The advantage of utilizing amorphous carbon (a-C) films for many applications stems from the possibility of tuning their properties over a large range by varying their local configuration between 100% sp2 bonding (obtaining properties similar to graphite) and 90% sp3 bonding (properties similar to diamond). Another parameter which modifies the characteristics of a-C films is the amount of hydrogen incorporated ranging from hydrogen free a-C films to hydrogenated (a-C:H) films with up to 50 at. % hydrogen. The present research studies the effect of the local carbon configuration and the hydrogen bonding on the friction and wear of a-C films.
Hydrogen free a-C films were produced using a filtered cathodic vacuum arc (FCVA) system under different conditions. The amorphous carbon hydrogenated (a-C:H) films were grown applying a CH4 fed plasma enhanced CVD system.
The friction and wear of a library of different a-C and a-C:H as well as reference films were studied applying a reciprocal sliding tribometer with Al2O3 balls pressed to the carbon films under normal loads of 2.5 and 5N. The tests were conducted under either humid (50% humidity) or dry (5% humidity) air. Optical and scanning electron microscopy as well as energy dispersive spectroscopy (EDS) were used to probe the pristine and the worn zones.

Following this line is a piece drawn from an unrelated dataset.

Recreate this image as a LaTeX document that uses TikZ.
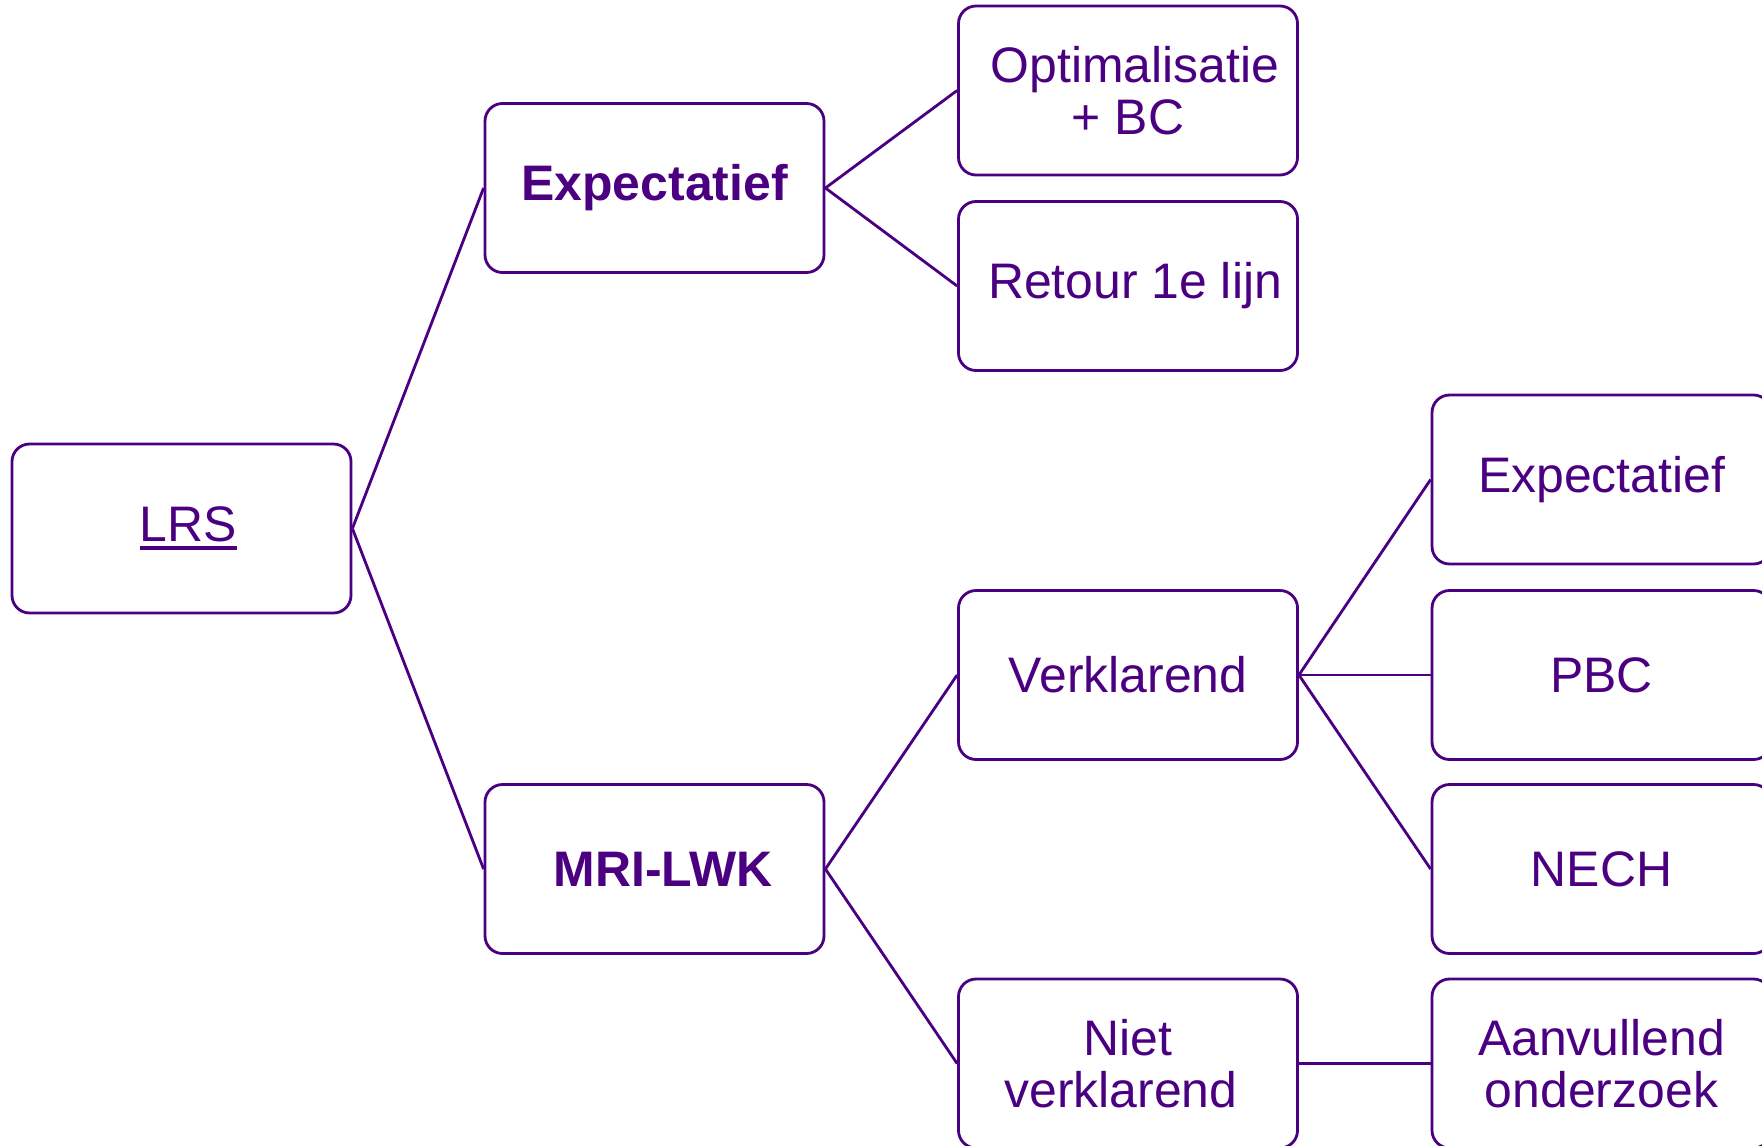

The friction and wear performance of the a-C films was found to depend on both their structure and the test ambient conditions. Hydrogen free a-C films have a friction coefficient of 0.1 for 90% sp3 bonded and 0.2 for 100% sp2 bonded films respectively under 50% humidity. The wear resistance of hydrogen free a-C films (much larger for sp3 bonded films, smaller for sp2 bonded films) significantly decreases under dry conditions. In contrast, a-C:H films show reduction in friction with decreasing humidity (0.2 and <0.1 in humid and dry conditions, respectively). Also in contrast to hydrogen free a-C films, the wear resistance of a-C:H films is larger for dry and smaller for humid environment. The above dependence of the tribological properties on the films structure and on the environmental conditions is discussed.